EXERCISE:
Return the lines below exactly, from the first line to the line that contains "import plotly.graph_objects as go". Leave out pictures.

COLLECTED DATA:
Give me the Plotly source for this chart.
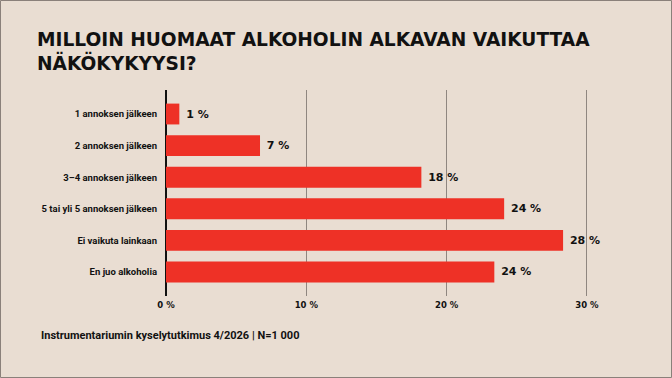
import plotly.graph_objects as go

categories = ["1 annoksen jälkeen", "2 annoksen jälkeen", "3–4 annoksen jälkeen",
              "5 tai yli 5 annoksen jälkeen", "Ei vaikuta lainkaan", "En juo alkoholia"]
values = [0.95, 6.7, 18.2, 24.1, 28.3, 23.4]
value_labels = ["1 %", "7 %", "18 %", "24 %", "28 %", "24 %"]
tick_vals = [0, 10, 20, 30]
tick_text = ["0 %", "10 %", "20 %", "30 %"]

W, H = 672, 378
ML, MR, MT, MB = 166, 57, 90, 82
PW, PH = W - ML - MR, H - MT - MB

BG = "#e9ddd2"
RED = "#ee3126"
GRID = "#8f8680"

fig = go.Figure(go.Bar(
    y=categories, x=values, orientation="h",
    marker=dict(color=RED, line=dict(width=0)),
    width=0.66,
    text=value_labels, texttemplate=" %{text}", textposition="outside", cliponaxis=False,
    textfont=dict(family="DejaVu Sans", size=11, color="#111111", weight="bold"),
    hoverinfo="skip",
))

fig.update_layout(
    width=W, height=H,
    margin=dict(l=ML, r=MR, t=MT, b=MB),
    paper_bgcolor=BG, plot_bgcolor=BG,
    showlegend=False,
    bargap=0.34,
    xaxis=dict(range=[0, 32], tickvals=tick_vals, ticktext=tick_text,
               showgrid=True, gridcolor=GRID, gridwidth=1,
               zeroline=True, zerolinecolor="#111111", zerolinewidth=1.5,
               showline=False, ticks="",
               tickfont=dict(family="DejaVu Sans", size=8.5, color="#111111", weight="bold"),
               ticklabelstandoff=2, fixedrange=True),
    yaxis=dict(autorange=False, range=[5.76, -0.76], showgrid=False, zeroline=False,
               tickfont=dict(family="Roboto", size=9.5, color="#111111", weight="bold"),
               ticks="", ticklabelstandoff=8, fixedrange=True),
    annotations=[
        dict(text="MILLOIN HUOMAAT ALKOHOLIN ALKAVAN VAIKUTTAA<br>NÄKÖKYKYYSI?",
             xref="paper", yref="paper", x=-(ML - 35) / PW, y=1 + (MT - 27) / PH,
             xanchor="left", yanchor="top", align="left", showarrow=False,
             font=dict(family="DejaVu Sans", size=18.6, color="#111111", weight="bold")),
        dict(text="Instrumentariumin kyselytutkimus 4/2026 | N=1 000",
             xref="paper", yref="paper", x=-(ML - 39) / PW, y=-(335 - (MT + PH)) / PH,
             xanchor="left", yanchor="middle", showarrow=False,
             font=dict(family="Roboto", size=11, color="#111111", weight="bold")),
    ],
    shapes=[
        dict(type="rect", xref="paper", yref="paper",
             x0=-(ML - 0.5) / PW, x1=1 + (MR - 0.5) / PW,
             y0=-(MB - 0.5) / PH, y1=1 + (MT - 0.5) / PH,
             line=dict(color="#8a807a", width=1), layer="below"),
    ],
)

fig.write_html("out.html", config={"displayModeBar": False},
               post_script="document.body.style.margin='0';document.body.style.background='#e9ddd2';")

CORRECT OUTPUT:
Give me the Plotly source for this chart.
import plotly.graph_objects as go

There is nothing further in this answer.